The Cost of Perfection for Matchings in Graphs

TL;DR

This paper investigates the ratio between maximum weight perfect matchings and general matchings in graphs, providing bounds and characterizations, with applications in computer graphics and specific graph classes.

Contribution

It characterizes graphs with extreme ratios, establishes lower bounds for bridgeless cubic graphs, and provides tight bounds for subclasses and bipartite graphs.

Findings

Characterization of graphs with extreme matching ratios

Lower bounds for bridgeless cubic graphs

Tight bounds for subclasses and bipartite graphs

Abstract

Perfect matchings and maximum weight matchings are two fundamental combinatorial structures.
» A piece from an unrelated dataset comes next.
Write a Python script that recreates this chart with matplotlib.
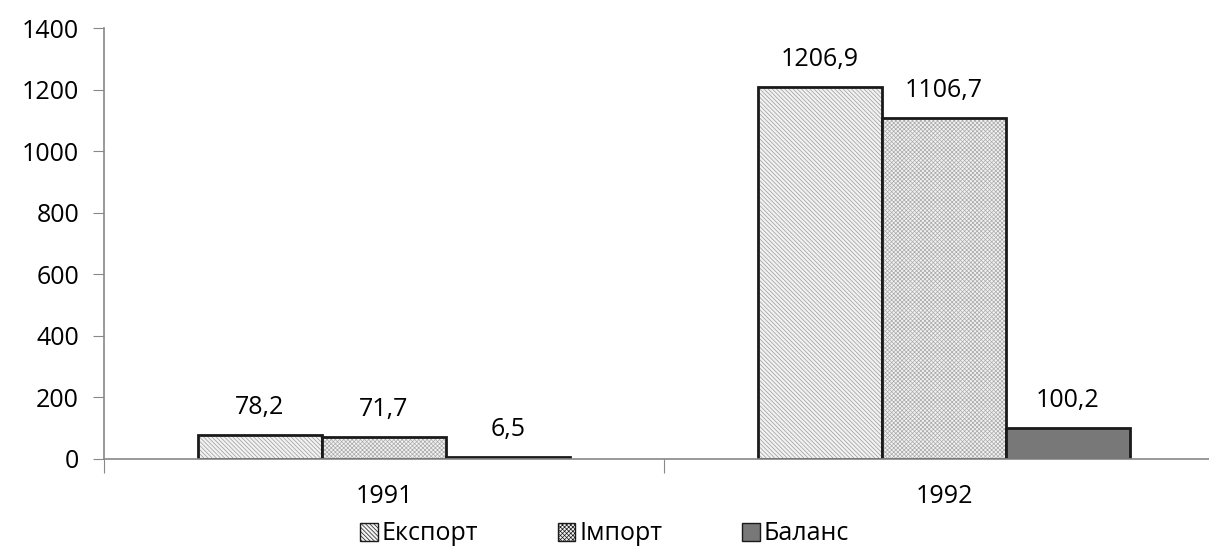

We consider the ratio between the maximum weight of a perfect matching and the maximum weight of a general matching. Motivated by the computer graphics application in triangle meshes, where we seek to convert a triangulation into a quadrangulation by merging pairs of adjacent triangles, we focus mainly on bridgeless cubic graphs. First, we characterize graphs that attain the extreme ratios. Second, we present a lower bound for all bridgeless cubic graphs. Third, we present upper bounds for subclasses of bridgeless cubic graphs, most of which are shown to be tight. Additionally, we present tight bounds for the class of regular bipartite graphs.